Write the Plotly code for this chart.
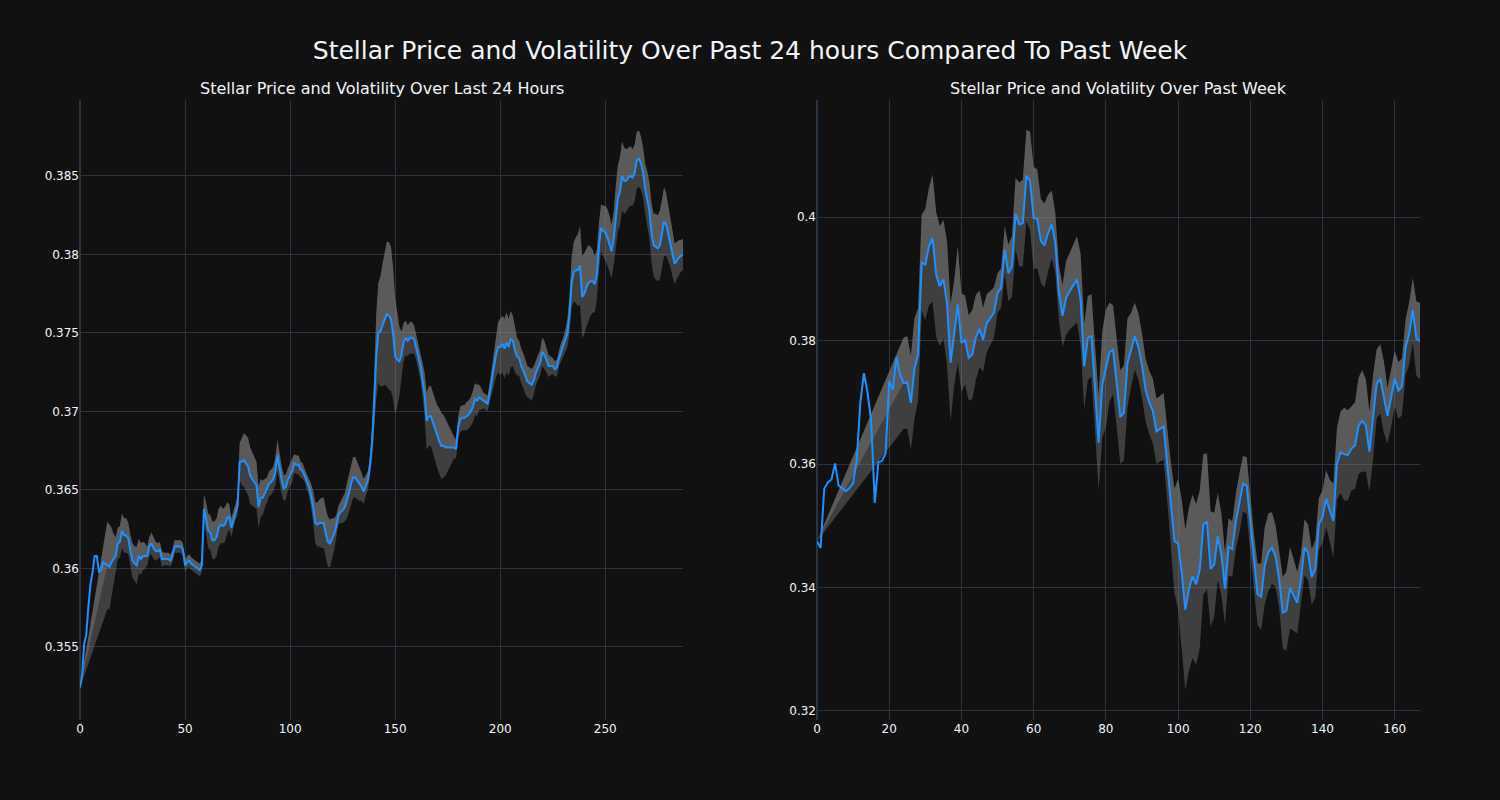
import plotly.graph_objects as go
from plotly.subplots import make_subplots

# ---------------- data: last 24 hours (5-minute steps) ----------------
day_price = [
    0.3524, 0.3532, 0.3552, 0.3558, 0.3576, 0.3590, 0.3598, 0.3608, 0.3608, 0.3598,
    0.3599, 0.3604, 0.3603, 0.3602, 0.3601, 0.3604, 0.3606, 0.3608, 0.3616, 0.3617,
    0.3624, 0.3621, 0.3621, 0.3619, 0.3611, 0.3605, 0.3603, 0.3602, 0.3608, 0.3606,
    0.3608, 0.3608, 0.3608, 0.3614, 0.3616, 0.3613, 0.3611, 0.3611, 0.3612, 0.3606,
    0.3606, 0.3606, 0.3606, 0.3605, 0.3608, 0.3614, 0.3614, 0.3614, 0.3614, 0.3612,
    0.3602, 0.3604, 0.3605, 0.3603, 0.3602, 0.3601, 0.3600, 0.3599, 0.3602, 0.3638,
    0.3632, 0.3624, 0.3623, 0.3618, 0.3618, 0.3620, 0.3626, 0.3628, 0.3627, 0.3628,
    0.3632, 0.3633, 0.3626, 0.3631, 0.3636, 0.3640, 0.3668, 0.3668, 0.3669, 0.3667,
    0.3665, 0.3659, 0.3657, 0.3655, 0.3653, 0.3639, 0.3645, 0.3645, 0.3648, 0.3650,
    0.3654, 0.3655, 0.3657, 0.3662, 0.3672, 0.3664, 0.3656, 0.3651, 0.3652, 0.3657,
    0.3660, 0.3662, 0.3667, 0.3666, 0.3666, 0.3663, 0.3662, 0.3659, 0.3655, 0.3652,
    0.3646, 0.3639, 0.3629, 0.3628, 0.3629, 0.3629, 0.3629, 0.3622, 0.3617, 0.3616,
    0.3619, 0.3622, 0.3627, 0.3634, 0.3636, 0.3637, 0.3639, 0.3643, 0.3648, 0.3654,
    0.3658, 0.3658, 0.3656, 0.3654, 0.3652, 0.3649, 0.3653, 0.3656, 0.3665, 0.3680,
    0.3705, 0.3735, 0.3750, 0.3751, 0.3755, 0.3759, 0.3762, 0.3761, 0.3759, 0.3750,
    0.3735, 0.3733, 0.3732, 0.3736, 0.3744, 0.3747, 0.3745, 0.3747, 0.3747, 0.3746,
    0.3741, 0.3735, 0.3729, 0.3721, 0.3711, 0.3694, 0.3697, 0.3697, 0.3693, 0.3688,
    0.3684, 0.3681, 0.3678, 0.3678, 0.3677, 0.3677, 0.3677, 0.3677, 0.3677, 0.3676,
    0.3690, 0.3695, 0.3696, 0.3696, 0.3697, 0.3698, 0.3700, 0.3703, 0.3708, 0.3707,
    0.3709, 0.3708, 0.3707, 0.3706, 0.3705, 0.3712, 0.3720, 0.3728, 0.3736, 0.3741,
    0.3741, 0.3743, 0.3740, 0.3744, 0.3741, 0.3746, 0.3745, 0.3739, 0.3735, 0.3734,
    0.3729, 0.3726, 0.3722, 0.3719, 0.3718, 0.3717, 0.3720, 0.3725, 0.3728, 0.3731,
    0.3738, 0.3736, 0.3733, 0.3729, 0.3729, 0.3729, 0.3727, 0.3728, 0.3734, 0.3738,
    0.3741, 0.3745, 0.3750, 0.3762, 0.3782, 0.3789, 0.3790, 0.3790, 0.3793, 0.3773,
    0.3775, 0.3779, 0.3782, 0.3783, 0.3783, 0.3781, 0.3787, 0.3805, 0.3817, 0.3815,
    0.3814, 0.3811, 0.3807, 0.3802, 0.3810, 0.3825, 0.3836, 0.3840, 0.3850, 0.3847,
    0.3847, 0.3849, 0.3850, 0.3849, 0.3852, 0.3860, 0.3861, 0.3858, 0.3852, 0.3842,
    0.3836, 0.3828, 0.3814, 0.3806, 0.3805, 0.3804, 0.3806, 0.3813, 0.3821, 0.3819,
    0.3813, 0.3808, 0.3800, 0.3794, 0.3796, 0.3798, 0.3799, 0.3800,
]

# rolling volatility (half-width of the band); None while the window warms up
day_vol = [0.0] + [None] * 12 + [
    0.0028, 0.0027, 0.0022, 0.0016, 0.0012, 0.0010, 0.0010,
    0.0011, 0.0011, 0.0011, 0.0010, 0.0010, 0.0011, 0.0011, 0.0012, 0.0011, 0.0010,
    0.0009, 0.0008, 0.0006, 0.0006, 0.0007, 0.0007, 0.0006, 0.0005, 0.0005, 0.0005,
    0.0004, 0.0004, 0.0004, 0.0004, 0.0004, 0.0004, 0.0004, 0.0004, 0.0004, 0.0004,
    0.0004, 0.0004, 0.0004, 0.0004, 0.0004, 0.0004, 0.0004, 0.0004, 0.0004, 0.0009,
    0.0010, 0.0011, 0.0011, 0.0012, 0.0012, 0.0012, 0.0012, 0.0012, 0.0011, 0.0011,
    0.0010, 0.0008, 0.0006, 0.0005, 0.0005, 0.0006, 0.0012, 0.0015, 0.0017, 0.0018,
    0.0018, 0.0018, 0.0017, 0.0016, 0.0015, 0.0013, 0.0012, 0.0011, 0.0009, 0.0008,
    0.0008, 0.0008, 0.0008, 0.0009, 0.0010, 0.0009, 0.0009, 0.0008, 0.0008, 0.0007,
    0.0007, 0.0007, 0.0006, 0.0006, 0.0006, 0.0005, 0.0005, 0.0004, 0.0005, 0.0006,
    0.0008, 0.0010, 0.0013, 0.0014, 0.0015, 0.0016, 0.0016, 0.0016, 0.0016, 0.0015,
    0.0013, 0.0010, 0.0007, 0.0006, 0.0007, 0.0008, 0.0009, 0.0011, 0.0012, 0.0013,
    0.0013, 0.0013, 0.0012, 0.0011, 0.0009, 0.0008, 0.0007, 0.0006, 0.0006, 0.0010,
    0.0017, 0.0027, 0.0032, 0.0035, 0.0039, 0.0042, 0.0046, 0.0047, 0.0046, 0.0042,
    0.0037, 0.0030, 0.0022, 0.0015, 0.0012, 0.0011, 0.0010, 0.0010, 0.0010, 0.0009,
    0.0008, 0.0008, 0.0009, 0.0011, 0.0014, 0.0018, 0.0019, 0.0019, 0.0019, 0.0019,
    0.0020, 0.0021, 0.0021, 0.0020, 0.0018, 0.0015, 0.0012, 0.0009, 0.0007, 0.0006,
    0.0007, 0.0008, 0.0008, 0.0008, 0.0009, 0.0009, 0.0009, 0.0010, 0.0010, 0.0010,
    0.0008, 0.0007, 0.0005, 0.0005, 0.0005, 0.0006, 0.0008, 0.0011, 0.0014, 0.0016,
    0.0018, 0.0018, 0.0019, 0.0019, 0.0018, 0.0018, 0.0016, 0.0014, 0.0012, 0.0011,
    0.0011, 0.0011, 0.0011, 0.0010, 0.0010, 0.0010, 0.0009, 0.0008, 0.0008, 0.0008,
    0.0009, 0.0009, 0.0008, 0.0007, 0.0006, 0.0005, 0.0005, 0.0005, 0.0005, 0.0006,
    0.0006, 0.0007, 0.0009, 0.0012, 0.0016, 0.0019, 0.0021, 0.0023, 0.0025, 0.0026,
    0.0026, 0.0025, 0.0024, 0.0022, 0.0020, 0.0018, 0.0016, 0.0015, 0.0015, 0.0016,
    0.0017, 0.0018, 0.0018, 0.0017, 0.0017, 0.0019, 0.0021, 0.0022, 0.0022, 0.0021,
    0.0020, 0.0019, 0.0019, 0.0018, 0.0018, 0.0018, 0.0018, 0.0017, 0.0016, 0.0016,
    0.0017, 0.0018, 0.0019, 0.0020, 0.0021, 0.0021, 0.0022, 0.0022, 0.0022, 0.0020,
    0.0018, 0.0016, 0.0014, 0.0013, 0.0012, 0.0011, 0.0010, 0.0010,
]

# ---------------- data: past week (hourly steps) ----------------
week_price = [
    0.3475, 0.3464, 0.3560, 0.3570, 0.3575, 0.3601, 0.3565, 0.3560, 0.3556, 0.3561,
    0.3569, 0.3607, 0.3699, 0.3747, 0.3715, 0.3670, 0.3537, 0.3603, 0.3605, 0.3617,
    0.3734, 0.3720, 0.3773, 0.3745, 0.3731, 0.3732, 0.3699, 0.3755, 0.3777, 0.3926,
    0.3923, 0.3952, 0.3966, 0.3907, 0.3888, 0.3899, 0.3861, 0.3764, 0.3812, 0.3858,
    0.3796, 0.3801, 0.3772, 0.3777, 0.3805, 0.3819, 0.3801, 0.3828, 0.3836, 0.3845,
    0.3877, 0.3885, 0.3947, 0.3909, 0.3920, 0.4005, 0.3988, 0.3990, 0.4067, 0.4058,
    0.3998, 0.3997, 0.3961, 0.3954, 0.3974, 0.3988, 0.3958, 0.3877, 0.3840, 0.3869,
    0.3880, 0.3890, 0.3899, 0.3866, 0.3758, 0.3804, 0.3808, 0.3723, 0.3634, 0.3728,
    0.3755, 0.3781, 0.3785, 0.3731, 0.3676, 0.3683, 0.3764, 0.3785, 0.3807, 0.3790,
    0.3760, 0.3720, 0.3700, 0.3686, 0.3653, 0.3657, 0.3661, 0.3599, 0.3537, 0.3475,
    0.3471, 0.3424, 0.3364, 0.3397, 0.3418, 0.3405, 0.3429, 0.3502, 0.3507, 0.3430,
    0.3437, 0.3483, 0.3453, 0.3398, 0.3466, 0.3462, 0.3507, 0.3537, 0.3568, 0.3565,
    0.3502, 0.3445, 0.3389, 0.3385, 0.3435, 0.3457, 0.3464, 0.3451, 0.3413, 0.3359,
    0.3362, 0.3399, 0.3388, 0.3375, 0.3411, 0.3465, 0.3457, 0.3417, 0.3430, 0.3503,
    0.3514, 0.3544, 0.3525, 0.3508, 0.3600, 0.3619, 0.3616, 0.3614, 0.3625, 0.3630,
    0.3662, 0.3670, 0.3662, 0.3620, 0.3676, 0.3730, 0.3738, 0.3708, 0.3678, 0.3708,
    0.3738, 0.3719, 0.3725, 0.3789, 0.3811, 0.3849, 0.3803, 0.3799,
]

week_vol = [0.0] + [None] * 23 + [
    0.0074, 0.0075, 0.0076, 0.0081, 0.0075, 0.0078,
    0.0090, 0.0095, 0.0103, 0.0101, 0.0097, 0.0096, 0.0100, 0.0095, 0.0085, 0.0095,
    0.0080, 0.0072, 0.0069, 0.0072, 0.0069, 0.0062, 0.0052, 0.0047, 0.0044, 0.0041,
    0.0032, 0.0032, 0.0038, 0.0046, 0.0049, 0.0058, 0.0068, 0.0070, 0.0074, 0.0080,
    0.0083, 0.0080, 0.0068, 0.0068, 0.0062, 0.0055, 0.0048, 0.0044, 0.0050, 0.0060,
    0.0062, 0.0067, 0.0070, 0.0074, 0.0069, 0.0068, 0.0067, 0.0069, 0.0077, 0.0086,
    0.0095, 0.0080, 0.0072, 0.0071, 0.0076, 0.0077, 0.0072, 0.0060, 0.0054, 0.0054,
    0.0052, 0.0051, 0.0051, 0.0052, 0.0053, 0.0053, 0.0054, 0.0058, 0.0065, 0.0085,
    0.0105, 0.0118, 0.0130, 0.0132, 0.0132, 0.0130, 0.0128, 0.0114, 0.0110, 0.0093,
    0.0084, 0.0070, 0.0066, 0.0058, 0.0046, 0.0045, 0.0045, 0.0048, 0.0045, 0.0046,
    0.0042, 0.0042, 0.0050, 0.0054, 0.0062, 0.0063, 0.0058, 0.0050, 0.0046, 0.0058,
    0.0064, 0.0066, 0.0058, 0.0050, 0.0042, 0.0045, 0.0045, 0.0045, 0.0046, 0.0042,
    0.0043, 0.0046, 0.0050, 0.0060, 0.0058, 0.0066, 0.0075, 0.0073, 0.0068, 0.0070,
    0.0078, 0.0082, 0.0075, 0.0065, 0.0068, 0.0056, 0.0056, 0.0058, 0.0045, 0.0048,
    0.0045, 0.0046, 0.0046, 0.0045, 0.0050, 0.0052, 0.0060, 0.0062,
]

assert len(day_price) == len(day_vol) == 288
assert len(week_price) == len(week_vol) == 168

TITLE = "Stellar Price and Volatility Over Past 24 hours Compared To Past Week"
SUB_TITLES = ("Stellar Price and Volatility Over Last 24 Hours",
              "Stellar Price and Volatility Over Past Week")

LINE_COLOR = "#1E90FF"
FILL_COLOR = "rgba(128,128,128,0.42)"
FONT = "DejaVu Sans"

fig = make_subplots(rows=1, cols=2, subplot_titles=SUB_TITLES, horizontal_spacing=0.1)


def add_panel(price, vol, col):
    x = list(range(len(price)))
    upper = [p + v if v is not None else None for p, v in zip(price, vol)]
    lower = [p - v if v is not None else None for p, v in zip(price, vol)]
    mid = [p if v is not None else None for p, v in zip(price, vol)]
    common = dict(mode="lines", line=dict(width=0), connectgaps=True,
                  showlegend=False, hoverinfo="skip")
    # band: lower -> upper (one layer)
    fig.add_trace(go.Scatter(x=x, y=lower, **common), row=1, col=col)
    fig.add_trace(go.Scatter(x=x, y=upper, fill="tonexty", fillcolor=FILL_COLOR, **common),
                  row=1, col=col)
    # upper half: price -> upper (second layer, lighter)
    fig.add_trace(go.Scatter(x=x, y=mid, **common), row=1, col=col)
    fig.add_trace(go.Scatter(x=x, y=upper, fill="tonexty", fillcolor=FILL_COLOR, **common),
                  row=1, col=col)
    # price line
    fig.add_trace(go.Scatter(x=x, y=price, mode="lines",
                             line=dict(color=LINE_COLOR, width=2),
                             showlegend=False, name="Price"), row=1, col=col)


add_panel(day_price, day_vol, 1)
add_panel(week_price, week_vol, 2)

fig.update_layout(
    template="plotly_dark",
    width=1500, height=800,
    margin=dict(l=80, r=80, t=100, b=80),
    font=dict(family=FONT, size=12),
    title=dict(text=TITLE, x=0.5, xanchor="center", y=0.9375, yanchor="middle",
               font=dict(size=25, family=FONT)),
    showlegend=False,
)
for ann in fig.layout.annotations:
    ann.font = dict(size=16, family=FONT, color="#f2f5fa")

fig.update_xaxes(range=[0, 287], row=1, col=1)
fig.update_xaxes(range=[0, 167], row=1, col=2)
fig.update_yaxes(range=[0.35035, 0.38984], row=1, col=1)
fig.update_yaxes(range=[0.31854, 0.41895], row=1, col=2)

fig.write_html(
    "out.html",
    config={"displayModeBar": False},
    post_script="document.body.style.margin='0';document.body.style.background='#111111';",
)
━━━━━━━━
## Set exercise
Quote, please, every line of the material above from its start through the line that has "from plotly.subplots import make_subplots", reproducing the words exactly and dropping any images.

## Result below
Write the Plotly code for this chart.
import plotly.graph_objects as go
from plotly.subplots import make_subplots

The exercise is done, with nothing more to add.